+++ RECORDS PROVIDED
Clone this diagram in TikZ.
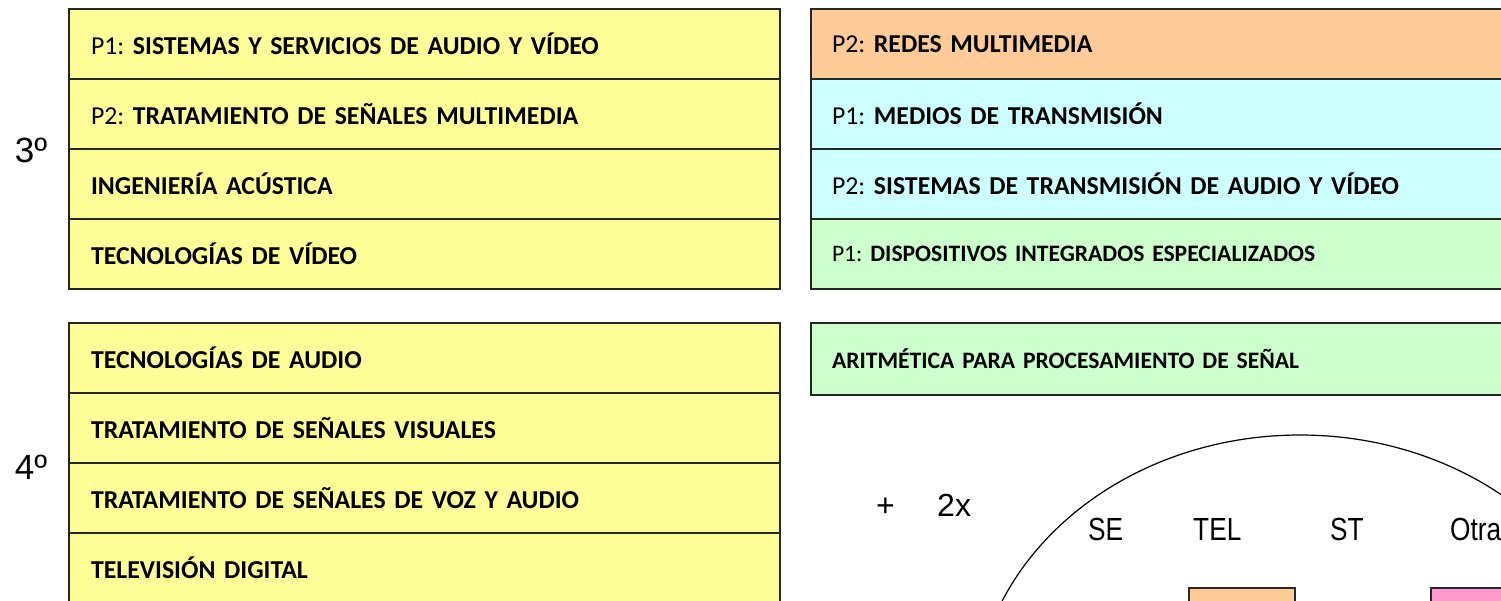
\documentclass[tikz,border=0pt]{standalone}
\usepackage{fontspec}
\setmainfont{Carlito}
\newfontfamily\arialfont{Liberation Sans}
\newfontfamily\narrowfont[FakeStretch=0.82]{Liberation Sans}
\usetikzlibrary{positioning}
\frenchspacing
\definecolor{yelfill}{HTML}{FFFF99}
\definecolor{orafill}{HTML}{FFCC99}
\definecolor{cyafill}{HTML}{CCFFFF}
\definecolor{grefill}{HTML}{CCFFCC}
\definecolor{pinfill}{HTML}{FF99CC}
\tikzset{
  row/.style={draw=black!85,line width=1.6pt,outer sep=0pt,minimum height=70pt,
    inner xsep=22pt,align=left,font=\fontsize{25.8}{30}\selectfont},
  leftrow/.style={row,text width=667pt,fill=yelfill},
  rightrow/.style={row,inner xsep=21pt,text width=700pt},
  smalltext/.style={font=\fontsize{23.6}{28}\selectfont},
  yearlabel/.style={font=\arialfont\fontsize{35}{40}\selectfont,inner sep=0pt},
  arial/.style={font=\arialfont\fontsize{32}{36}\selectfont,inner sep=0pt,anchor=base west},
  narrow/.style={font=\narrowfont\fontsize{32}{36}\selectfont,inner sep=0pt,anchor=base west},
  tagbox/.style={draw=black!85,line width=1.4pt,outer sep=0pt,anchor=north west,
    minimum height=50pt},
  tagtext/.style={font=\narrowfont\bfseries\fontsize{30}{34}\selectfont,inner sep=0pt,anchor=base west}
}
\begin{document}
\begin{tikzpicture}[x=1pt,y=-1pt]
  \useasboundingbox (0,0) rectangle (1501,600);
  \clip (0,0) rectangle (1501,600);
  % third year, left column
  \node[leftrow,anchor=north west] (a1) at (69,9) {P1: \textbf{SISTEMAS Y SERVICIOS DE AUDIO Y VÍDEO}};
  \node[leftrow,below=0pt of a1] (a2) {P2: \textbf{TRATAMIENTO DE SEÑALES MULTIMEDIA}};
  \node[leftrow,below=0pt of a2] (a3) {\textbf{INGENIERÍA ACÚSTICA}};
  \node[leftrow,below=0pt of a3] (a4) {\textbf{TECNOLOGÍAS DE VÍDEO}};
  % third year, right column
  \node[rightrow,fill=orafill,anchor=north west] (b1) at (811,9) {P2: \textbf{REDES MULTIMEDIA}};
  \node[rightrow,fill=cyafill,below=0pt of b1] (b2) {P1: \textbf{MEDIOS DE TRANSMISIÓN}};
  \node[rightrow,fill=cyafill,below=0pt of b2] (b3) {P2: \textbf{SISTEMAS DE TRANSMISIÓN DE AUDIO Y VÍDEO}};
  \node[rightrow,fill=grefill,smalltext,below=0pt of b3] (b4) {P1: \textbf{DISPOSITIVOS INTEGRADOS ESPECIALIZADOS}};
  % fourth year, left column
  \node[leftrow,anchor=north west] (c1) at (69,323) {\textbf{TECNOLOGÍAS DE AUDIO}};
  \node[leftrow,below=0pt of c1] (c2) {\textbf{TRATAMIENTO DE SEÑALES VISUALES}};
  \node[leftrow,below=0pt of c2] (c3) {\textbf{TRATAMIENTO DE SEÑALES DE VOZ Y AUDIO}};
  \node[leftrow,below=0pt of c3] (c4) {\textbf{TELEVISIÓN DIGITAL}};
  % fourth year, right column
  \node[rightrow,fill=grefill,smalltext,minimum height=72pt,anchor=north west] (d1) at (811,323) {\textbf{ARITMÉTICA PARA PROCESAMIENTO DE SEÑAL}};
  % year labels
  \node[yearlabel] (yr3) at (31,150) {3º};
  \node[yearlabel] (yr4) at (31,467) {4º};
  % optional block
  \node[arial] (plus) at (876,516) {+};
  \node[arial] (twox) at (937,516) {2x};
  \draw[line width=1.2pt] (1300,715) ellipse [x radius=326,y radius=280];
  \node[narrow] (se) at (1088,540) {SE};
  \node[narrow] (tel) at (1193,540) {TEL};
  \node[narrow] (st) at (1330,540) {ST};
  \node[narrow] (otra) at (1450,540) {Otras};
  \node[tagbox,fill=orafill,minimum width=106pt] (tagp) at (1189,588) {};
  \node[tagbox,fill=pinfill,minimum width=120pt] (tago) at (1431,588) {};
  \node[tagtext] (tagptext) at (1226,622) {P1};
  \node[tagtext] (tagotext) at (1472,622) {Otras};
\end{tikzpicture}
\end{document}
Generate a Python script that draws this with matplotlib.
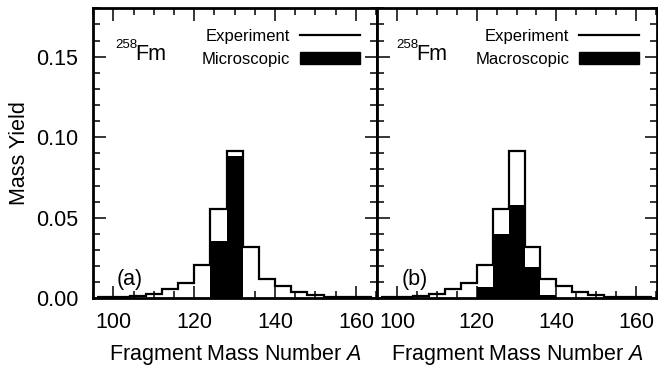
import numpy as np
import matplotlib
matplotlib.use("Agg")
import matplotlib.pyplot as plt
from matplotlib.ticker import MultipleLocator, FormatStrFormatter
from matplotlib.patches import Patch
from matplotlib.lines import Line2D

plt.rcParams['font.family'] = ['Liberation Sans', 'DejaVu Sans']
plt.rcParams['mathtext.fontset'] = 'custom'
plt.rcParams['mathtext.rm'] = 'Liberation Sans'
plt.rcParams['mathtext.it'] = 'Liberation Sans:italic'

# bin edges (fragment mass number A)
edges = [96, 100, 104, 108, 112, 116, 120, 124, 128, 132, 136, 140, 144, 148, 152, 156, 160, 164]
experiment = [0.0008, 0.0008, 0.0015, 0.0027, 0.0056, 0.0093, 0.0205, 0.0554, 0.0917,
              0.0318, 0.0122, 0.0076, 0.0041, 0.0020, 0.0008, 0.0008, 0.0008]
microscopic = [0, 0, 0, 0, 0, 0, 0, 0.0356, 0.0885, 0, 0, 0, 0, 0, 0, 0, 0]
macroscopic = [0, 0, 0, 0, 0, 0, 0.0072, 0.0397, 0.0577, 0.0192, 0.0019, 0, 0, 0, 0, 0, 0]

panels = [("(a)", "Microscopic", microscopic), ("(b)", "Macroscopic", macroscopic)]

FS = 15.5

fig = plt.figure(figsize=(6.58, 3.66), dpi=100)
left0, right_split, right1 = 93.3 / 658, 377.3 / 658, 657 / 658
bottom, top = 1 - 298.3 / 366, 1 - 8.3 / 366
axes = [fig.add_axes([left0, bottom, right_split - left0, top - bottom]),
        fig.add_axes([right_split, bottom, right1 - right_split, top - bottom])]

tag_x = [0.083, 0.087]
iso_x = [0.076, 0.069]

for i, (ax, (tag, name, model)) in enumerate(zip(axes, panels)):
    ax.stairs(model, edges, fill=True, color='black', lw=0)
    ax.stairs(experiment, edges, color='black', lw=1.6, baseline=None)
    ax.set_xlim(95, 165.3)
    ax.set_ylim(0, 0.18)
    ax.xaxis.set_major_locator(MultipleLocator(20))
    ax.xaxis.set_minor_locator(MultipleLocator(5))
    ax.yaxis.set_major_locator(MultipleLocator(0.05))
    ax.yaxis.set_minor_locator(MultipleLocator(0.01))
    ax.yaxis.set_major_formatter(FormatStrFormatter('%.2f'))
    ax.tick_params(which='both', direction='in', top=True, right=True, width=1.1,
                   labelsize=FS)
    ax.tick_params(axis='x', which='both', pad=10)
    ax.tick_params(axis='y', which='both', pad=11)
    ax.tick_params(which='major', length=9)
    ax.tick_params(which='minor', length=5)
    for s in ax.spines.values():
        s.set_linewidth(2)
    if i == 1:
        ax.tick_params(labelleft=False)
    else:
        ax.set_ylabel('Mass Yield', fontsize=FS, labelpad=4)
    ax.set_xlabel('Fragment Mass Number $A$', fontsize=FS, labelpad=6)
    ax.text(iso_x[i], 0.862, '258', transform=ax.transAxes, fontsize=9.5, va='baseline')
    ax.text(iso_x[i] + 0.071, 0.822, 'Fm', transform=ax.transAxes, fontsize=FS,
            va='baseline')
    ax.text(tag_x[i], 0.046, tag, transform=ax.transAxes, fontsize=FS, va='baseline')
    handles = [Line2D([0], [0], color='black', lw=1.6),
               Patch(facecolor='black', edgecolor='black')]
    ax.legend(handles, ['Experiment', name], loc='upper right', markerfirst=False,
              frameon=False, fontsize=12, handlelength=3.6, handleheight=0.8,
              handletextpad=0.6, labelspacing=0.45, borderaxespad=0.4,
              bbox_to_anchor=(0.985, 0.975))

fig.savefig('out.png', dpi=100)
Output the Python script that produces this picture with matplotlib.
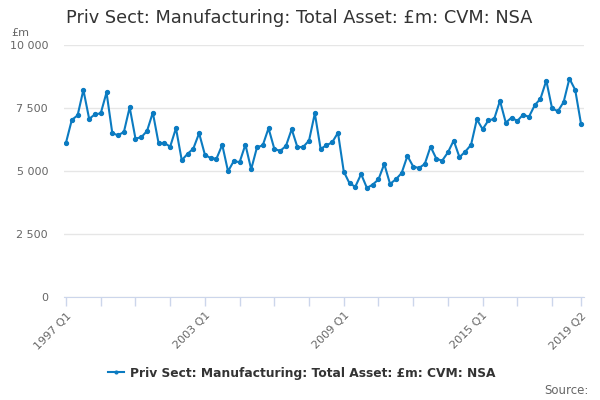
import numpy as np
import matplotlib
matplotlib.use("Agg")
import matplotlib.pyplot as plt
from matplotlib.ticker import FuncFormatter, FixedLocator

# quarterly values, 1997 Q1 .. 2019 Q2 (£m, CVM, NSA)
values = [
    6140, 7040, 7220, 8230, 7080, 7260, 7300, 8130,   # 1997-1998
    6510, 6430, 6560, 7540, 6300, 6350, 6600, 7330,   # 1999-2000
    6110, 6120, 5980, 6710, 5440, 5690, 5900, 6510,   # 2001-2002
    5660, 5520, 5500, 6050, 5000, 5410, 5360, 6060,   # 2003-2004
    5080, 5950, 6030, 6710, 5890, 5810, 6000, 6670,   # 2005-2006
    5950, 5970, 6220, 7300, 5890, 6030, 6150, 6530,   # 2007-2008
    4990, 4520, 4390, 4890, 4340, 4470, 4680, 5290,   # 2009-2010
    4500, 4680, 4930, 5610, 5190, 5130, 5290, 5980,   # 2011-2012
    5500, 5420, 5750, 6220, 5560, 5780, 6050, 7060,   # 2013-2014
    6670, 7020, 7080, 7800, 6930, 7130, 7000, 7250,   # 2015-2016
    7160, 7620, 7880, 8600, 7500, 7380, 7750, 8680,   # 2017-2018
    8230, 6890,                                       # 2019
]
quarters = [f"{1997 + i // 4} Q{i % 4 + 1}" for i in range(len(values))]
label_quarters = ["1997 Q1", "2003 Q1", "2009 Q1", "2015 Q1", "2019 Q2"]

title = "Priv Sect: Manufacturing: Total Asset: £m: CVM: NSA"
line_color = "#0b7bc1"
grey = "#666666"
axis_col = "#ccd6eb"

fig = plt.figure(figsize=(6, 4), dpi=100)
ax = fig.add_axes([64 / 600, 1 - 297.3 / 400, 520 / 600, (297.3 - 45.3) / 400])

x = np.arange(len(values))
ax.plot(x, values, color=line_color, lw=1.5, marker="o", ms=2.8, zorder=3,
        label=title)

ax.set_ylim(0, 10000)
ax.set_xlim(-0.35, len(values) - 1 + 0.52)
ax.set_yticks([0, 2500, 5000, 7500, 10000])
ax.yaxis.set_major_formatter(FuncFormatter(lambda v, p: f"{int(v):,}".replace(",", " ")))
ax.grid(axis="y", color="#e6e6e6", lw=1)
ax.set_axisbelow(True)

# ticks every 6 quarters, labels only at selected quarters
tick_pos = list(range(0, len(values), 6)) + [len(values) - 1]
ax.xaxis.set_major_locator(FixedLocator(tick_pos))
ax.set_xticklabels([quarters[i] if quarters[i] in label_quarters else "" for i in tick_pos],
                   rotation=45, ha="right", rotation_mode="anchor")

for s in ["top", "right", "left"]:
    ax.spines[s].set_visible(False)
ax.spines["bottom"].set_color(axis_col)
ax.tick_params(axis="x", colors=axis_col, length=6.5, width=1, labelcolor=grey,
               labelsize=8, pad=3)
ax.tick_params(axis="y", length=0, labelcolor=grey, labelsize=8, pad=11.5)

fig.text(66 / 600, 1 - 18 / 400, title, fontsize=12.75, color="#333333", va="center")
fig.text(11 / 600, 1 - 33 / 400, "£m", fontsize=8, color=grey, va="center")
fig.text(589 / 600, 1 - 390 / 400, "Source:", fontsize=8.5, color=grey,
         va="center", ha="right")

leg = fig.legend(loc="center", bbox_to_anchor=(302 / 600, 1 - 373 / 400), frameon=False,
                 prop={"weight": "bold", "size": 8.8}, handlelength=1.3, handletextpad=0.5,
                 markerscale=0.7)
for t in leg.get_texts():
    t.set_color("#333333")

fig.savefig("out.png", dpi=100)
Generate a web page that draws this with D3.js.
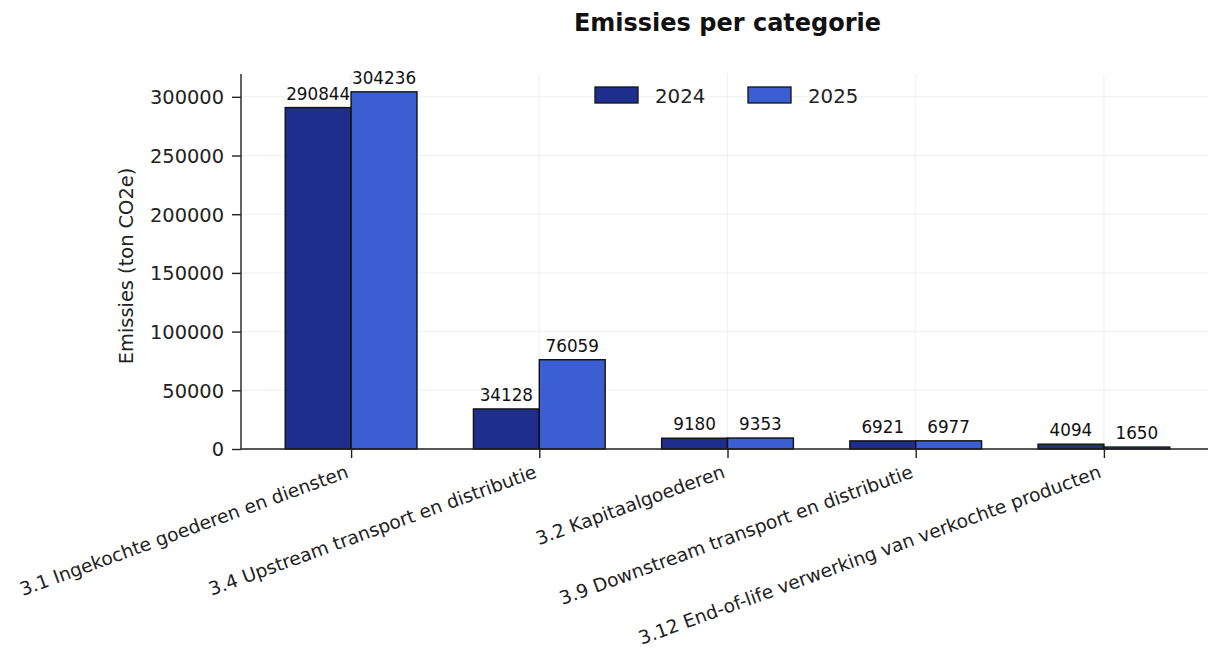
<!DOCTYPE html>
<html><head><meta charset="utf-8">
<script src="https://cdn.jsdelivr.net/npm/d3@7"></script>
<style>body{margin:0;background:#fff}svg{font-family:"DejaVu Sans",sans-serif}</style>
</head><body><svg id="c" width="1208" height="653"></svg>
<script>
const categories = ["3.1 Ingekochte goederen en diensten","3.4 Upstream transport en distributie","3.2 Kapitaalgoederen","3.9 Downstream transport en distributie","3.12 End-of-life verwerking van verkochte producten"];
const series = ["2024","2025"];
const values2024 = [290844,34128,9180,6921,4094];
const values2025 = [304236,76059,9353,6977,1650];
const yTicks = [0,50000,100000,150000,200000,250000,300000];
const colors = ["#1f2e8c","#3b5fd2"];

const svg = d3.select("#c");
const L=241, R=1214, T=74, B=449;
const n = categories.length;
const x = d3.scaleLinear().domain([-0.585, n-1+0.585]).range([L,R]);
const y = d3.scaleLinear().domain([0, d3.max(values2025.concat(values2024))*1.05]).range([B,T]);
const bw = 0.35;

// grid
const g = svg.append("g");
g.selectAll(".hg").data(yTicks).join("line").attr("x1",L).attr("x2",R).attr("y1",d=>y(d)).attr("y2",d=>y(d)).attr("stroke","#ebebeb").attr("stroke-width",0.8);
g.selectAll(".vg").data(d3.range(n)).join("line").attr("y1",T).attr("y2",B).attr("x1",d=>x(d)).attr("x2",d=>x(d)).attr("stroke","#ebebeb").attr("stroke-width",0.8);

// bars
const data = [values2024, values2025];
data.forEach((vals,si)=>{
  const off = si===0 ? -bw/2 : bw/2;
  svg.append("g").selectAll("rect").data(vals).join("rect")
    .attr("x",(d,i)=>x(i+off-bw/2)).attr("width",x(bw)-x(0))
    .attr("y",d=>y(d)).attr("height",d=>B-y(d))
    .attr("fill",colors[si]).attr("stroke","#111").attr("stroke-width",1.4);
  svg.append("g").selectAll("text").data(vals).join("text")
    .attr("x",(d,i)=>x(i+off)).attr("y",d=>y(d)-8)
    .attr("text-anchor","middle").attr("font-size",16.8).attr("fill","#111").text(d=>d);
});

// axes
const ya = d3.axisLeft(y).tickValues(yTicks).tickSize(9).tickPadding(8).tickFormat(d3.format("d"));
const yg = svg.append("g").attr("transform",`translate(${L},0)`).call(ya);
yg.select(".domain").attr("d",`M0,${T}V${B}`).attr("stroke","#222").attr("stroke-width",1.4);
yg.selectAll(".tick line").attr("stroke","#222").attr("stroke-width",1.4);
yg.selectAll(".tick text").attr("font-size",19.4).attr("fill","#222").attr("font-family","DejaVu Sans").attr("dy","0.35em");

const xa = d3.axisBottom(x).tickValues(d3.range(n)).tickSize(9).tickFormat(i=>categories[i]);
const xg = svg.append("g").attr("transform",`translate(0,${B})`).call(xa);
xg.select(".domain").attr("d",`M${L},0H${R}`).attr("stroke","#222").attr("stroke-width",1.4);
xg.selectAll(".tick line").attr("stroke","#222").attr("stroke-width",1.4);
xg.selectAll(".tick text").attr("font-size",18.6).attr("fill","#222").attr("font-family","DejaVu Sans")
  .attr("text-anchor","end").attr("y",0).attr("dy",0)
  .attr("transform","translate(-2,28) rotate(-20)");

// y label
svg.append("text").attr("transform",`translate(133,266) rotate(-90)`).attr("text-anchor","middle")
  .attr("font-size",19.4).attr("fill","#222").text("Emissies (ton CO2e)");

// title
svg.append("text").attr("x",(L+R)/2).attr("y",31).attr("text-anchor","middle").attr("font-size",24).attr("font-weight","bold").attr("fill","#111").text("Emissies per categorie");

// legend
const lg = svg.append("g");
const lx = [595, 748];
series.forEach((s,i)=>{
  lg.append("rect").attr("x",lx[i]).attr("y",87).attr("width",43).attr("height",16).attr("fill",colors[i]).attr("stroke","#111").attr("stroke-width",1.3);
  lg.append("text").attr("x",lx[i]+60).attr("y",103).attr("font-size",19.8).attr("fill","#222").text(s);
});
</script></body></html>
++++++
• WHAT YOU NEED TO DO: Quote the lines above exactly, starting with the one that has "Generate a Python" and ending with the one that has "from matplotlib.lines import Line2D"; drop the pictures and include nothing else.

• FINAL RESULT:
Generate a Python script that draws this with matplotlib.
import numpy as np
import matplotlib
matplotlib.use("Agg")
import matplotlib.pyplot as plt
from matplotlib.ticker import MultipleLocator, FormatStrFormatter
from matplotlib.patches import Patch
from matplotlib.lines import Line2D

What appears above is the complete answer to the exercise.